>>>

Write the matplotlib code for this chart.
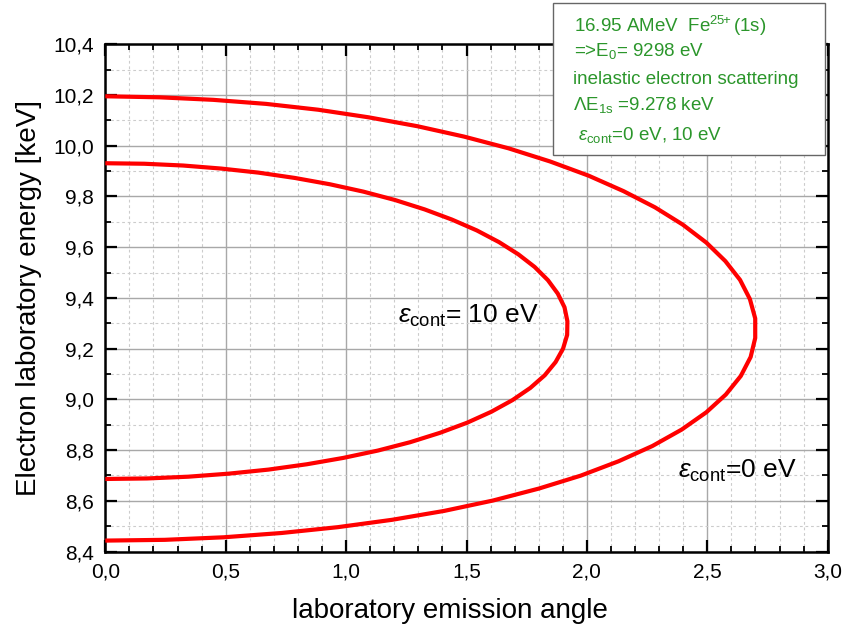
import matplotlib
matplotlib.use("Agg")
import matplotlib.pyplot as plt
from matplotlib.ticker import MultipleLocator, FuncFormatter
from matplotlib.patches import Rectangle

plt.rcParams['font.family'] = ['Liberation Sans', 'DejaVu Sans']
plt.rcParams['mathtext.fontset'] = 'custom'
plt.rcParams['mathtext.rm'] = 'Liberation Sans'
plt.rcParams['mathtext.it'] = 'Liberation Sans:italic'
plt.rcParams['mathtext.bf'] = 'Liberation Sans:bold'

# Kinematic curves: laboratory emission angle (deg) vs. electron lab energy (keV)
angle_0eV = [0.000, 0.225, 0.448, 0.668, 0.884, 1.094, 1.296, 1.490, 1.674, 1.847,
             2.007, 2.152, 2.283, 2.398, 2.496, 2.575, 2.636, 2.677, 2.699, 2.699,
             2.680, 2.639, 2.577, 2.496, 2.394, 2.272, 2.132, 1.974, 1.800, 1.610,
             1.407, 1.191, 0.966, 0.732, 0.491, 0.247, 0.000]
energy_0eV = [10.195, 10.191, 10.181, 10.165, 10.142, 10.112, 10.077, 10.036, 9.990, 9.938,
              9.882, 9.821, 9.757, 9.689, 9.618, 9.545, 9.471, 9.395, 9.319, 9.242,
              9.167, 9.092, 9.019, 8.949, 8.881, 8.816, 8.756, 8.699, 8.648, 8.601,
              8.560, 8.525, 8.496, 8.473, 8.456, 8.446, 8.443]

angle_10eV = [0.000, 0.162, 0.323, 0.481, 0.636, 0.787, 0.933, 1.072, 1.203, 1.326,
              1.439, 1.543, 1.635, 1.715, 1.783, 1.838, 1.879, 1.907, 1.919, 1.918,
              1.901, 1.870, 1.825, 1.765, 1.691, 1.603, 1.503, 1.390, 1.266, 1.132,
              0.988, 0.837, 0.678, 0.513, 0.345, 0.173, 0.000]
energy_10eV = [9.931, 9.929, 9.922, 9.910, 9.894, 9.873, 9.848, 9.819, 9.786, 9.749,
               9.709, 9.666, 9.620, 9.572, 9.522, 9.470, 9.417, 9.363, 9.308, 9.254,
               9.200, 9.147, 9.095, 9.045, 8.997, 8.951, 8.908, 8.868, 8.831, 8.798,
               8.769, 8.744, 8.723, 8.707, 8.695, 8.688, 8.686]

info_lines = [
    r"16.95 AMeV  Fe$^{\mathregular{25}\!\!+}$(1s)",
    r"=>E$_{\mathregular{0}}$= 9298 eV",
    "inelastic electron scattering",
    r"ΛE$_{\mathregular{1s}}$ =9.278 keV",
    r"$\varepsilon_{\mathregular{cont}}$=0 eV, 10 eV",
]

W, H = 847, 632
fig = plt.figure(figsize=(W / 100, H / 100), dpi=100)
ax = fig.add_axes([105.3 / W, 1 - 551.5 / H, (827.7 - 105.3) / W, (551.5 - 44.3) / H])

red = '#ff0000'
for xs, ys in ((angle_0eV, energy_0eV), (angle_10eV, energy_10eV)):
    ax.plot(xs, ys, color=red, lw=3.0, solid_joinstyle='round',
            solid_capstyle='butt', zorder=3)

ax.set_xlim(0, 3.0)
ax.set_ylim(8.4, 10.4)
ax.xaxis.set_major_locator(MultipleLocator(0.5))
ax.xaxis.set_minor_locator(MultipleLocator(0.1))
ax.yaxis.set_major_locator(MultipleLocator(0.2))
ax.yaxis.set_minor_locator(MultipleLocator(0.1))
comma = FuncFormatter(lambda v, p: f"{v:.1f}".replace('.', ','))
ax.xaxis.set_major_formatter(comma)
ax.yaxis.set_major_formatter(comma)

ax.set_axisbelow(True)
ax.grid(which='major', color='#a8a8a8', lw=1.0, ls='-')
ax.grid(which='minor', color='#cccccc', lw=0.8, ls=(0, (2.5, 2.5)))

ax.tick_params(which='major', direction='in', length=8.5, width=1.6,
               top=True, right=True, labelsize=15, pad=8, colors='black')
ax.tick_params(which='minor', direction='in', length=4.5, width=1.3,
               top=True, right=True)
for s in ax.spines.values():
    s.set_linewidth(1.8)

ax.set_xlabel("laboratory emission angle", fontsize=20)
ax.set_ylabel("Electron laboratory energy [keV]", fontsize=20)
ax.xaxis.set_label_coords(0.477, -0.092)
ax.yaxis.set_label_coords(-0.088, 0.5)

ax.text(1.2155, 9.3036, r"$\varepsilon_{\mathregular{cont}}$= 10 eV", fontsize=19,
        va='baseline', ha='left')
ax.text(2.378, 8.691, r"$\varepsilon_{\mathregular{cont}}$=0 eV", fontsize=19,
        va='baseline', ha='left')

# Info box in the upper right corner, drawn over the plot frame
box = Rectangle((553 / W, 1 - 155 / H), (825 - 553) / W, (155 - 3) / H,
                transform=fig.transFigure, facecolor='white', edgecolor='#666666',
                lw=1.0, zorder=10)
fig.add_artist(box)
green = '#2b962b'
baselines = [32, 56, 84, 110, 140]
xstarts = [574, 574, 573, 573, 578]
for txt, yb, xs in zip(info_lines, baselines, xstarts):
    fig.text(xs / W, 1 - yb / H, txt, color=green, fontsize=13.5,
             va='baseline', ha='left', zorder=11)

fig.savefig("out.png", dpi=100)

<<<

Problem description: Copy the listing word for word, excluding its pictures.

Finished exercise:
Write the matplotlib code for this chart.
import matplotlib
matplotlib.use("Agg")
import matplotlib.pyplot as plt
from matplotlib.ticker import MultipleLocator, FuncFormatter
from matplotlib.patches import Rectangle

plt.rcParams['font.family'] = ['Liberation Sans', 'DejaVu Sans']
plt.rcParams['mathtext.fontset'] = 'custom'
plt.rcParams['mathtext.rm'] = 'Liberation Sans'
plt.rcParams['mathtext.it'] = 'Liberation Sans:italic'
plt.rcParams['mathtext.bf'] = 'Liberation Sans:bold'

# Kinematic curves: laboratory emission angle (deg) vs. electron lab energy (keV)
angle_0eV = [0.000, 0.225, 0.448, 0.668, 0.884, 1.094, 1.296, 1.490, 1.674, 1.847,
             2.007, 2.152, 2.283, 2.398, 2.496, 2.575, 2.636, 2.677, 2.699, 2.699,
             2.680, 2.639, 2.577, 2.496, 2.394, 2.272, 2.132, 1.974, 1.800, 1.610,
             1.407, 1.191, 0.966, 0.732, 0.491, 0.247, 0.000]
energy_0eV = [10.195, 10.191, 10.181, 10.165, 10.142, 10.112, 10.077, 10.036, 9.990, 9.938,
              9.882, 9.821, 9.757, 9.689, 9.618, 9.545, 9.471, 9.395, 9.319, 9.242,
              9.167, 9.092, 9.019, 8.949, 8.881, 8.816, 8.756, 8.699, 8.648, 8.601,
              8.560, 8.525, 8.496, 8.473, 8.456, 8.446, 8.443]

angle_10eV = [0.000, 0.162, 0.323, 0.481, 0.636, 0.787, 0.933, 1.072, 1.203, 1.326,
              1.439, 1.543, 1.635, 1.715, 1.783, 1.838, 1.879, 1.907, 1.919, 1.918,
              1.901, 1.870, 1.825, 1.765, 1.691, 1.603, 1.503, 1.390, 1.266, 1.132,
              0.988, 0.837, 0.678, 0.513, 0.345, 0.173, 0.000]
energy_10eV = [9.931, 9.929, 9.922, 9.910, 9.894, 9.873, 9.848, 9.819, 9.786, 9.749,
               9.709, 9.666, 9.620, 9.572, 9.522, 9.470, 9.417, 9.363, 9.308, 9.254,
               9.200, 9.147, 9.095, 9.045, 8.997, 8.951, 8.908, 8.868, 8.831, 8.798,
               8.769, 8.744, 8.723, 8.707, 8.695, 8.688, 8.686]

info_lines = [
    r"16.95 AMeV  Fe$^{\mathregular{25}\!\!+}$(1s)",
    r"=>E$_{\mathregular{0}}$= 9298 eV",
    "inelastic electron scattering",
    r"ΛE$_{\mathregular{1s}}$ =9.278 keV",
    r"$\varepsilon_{\mathregular{cont}}$=0 eV, 10 eV",
]

W, H = 847, 632
fig = plt.figure(figsize=(W / 100, H / 100), dpi=100)
ax = fig.add_axes([105.3 / W, 1 - 551.5 / H, (827.7 - 105.3) / W, (551.5 - 44.3) / H])

red = '#ff0000'
for xs, ys in ((angle_0eV, energy_0eV), (angle_10eV, energy_10eV)):
    ax.plot(xs, ys, color=red, lw=3.0, solid_joinstyle='round',
            solid_capstyle='butt', zorder=3)

ax.set_xlim(0, 3.0)
ax.set_ylim(8.4, 10.4)
ax.xaxis.set_major_locator(MultipleLocator(0.5))
ax.xaxis.set_minor_locator(MultipleLocator(0.1))
ax.yaxis.set_major_locator(MultipleLocator(0.2))
ax.yaxis.set_minor_locator(MultipleLocator(0.1))
comma = FuncFormatter(lambda v, p: f"{v:.1f}".replace('.', ','))
ax.xaxis.set_major_formatter(comma)
ax.yaxis.set_major_formatter(comma)

ax.set_axisbelow(True)
ax.grid(which='major', color='#a8a8a8', lw=1.0, ls='-')
ax.grid(which='minor', color='#cccccc', lw=0.8, ls=(0, (2.5, 2.5)))

ax.tick_params(which='major', direction='in', length=8.5, width=1.6,
               top=True, right=True, labelsize=15, pad=8, colors='black')
ax.tick_params(which='minor', direction='in', length=4.5, width=1.3,
               top=True, right=True)
for s in ax.spines.values():
    s.set_linewidth(1.8)

ax.set_xlabel("laboratory emission angle", fontsize=20)
ax.set_ylabel("Electron laboratory energy [keV]", fontsize=20)
ax.xaxis.set_label_coords(0.477, -0.092)
ax.yaxis.set_label_coords(-0.088, 0.5)

ax.text(1.2155, 9.3036, r"$\varepsilon_{\mathregular{cont}}$= 10 eV", fontsize=19,
        va='baseline', ha='left')
ax.text(2.378, 8.691, r"$\varepsilon_{\mathregular{cont}}$=0 eV", fontsize=19,
        va='baseline', ha='left')

# Info box in the upper right corner, drawn over the plot frame
box = Rectangle((553 / W, 1 - 155 / H), (825 - 553) / W, (155 - 3) / H,
                transform=fig.transFigure, facecolor='white', edgecolor='#666666',
                lw=1.0, zorder=10)
fig.add_artist(box)
green = '#2b962b'
baselines = [32, 56, 84, 110, 140]
xstarts = [574, 574, 573, 573, 578]
for txt, yb, xs in zip(info_lines, baselines, xstarts):
    fig.text(xs / W, 1 - yb / H, txt, color=green, fontsize=13.5,
             va='baseline', ha='left', zorder=11)

fig.savefig("out.png", dpi=100)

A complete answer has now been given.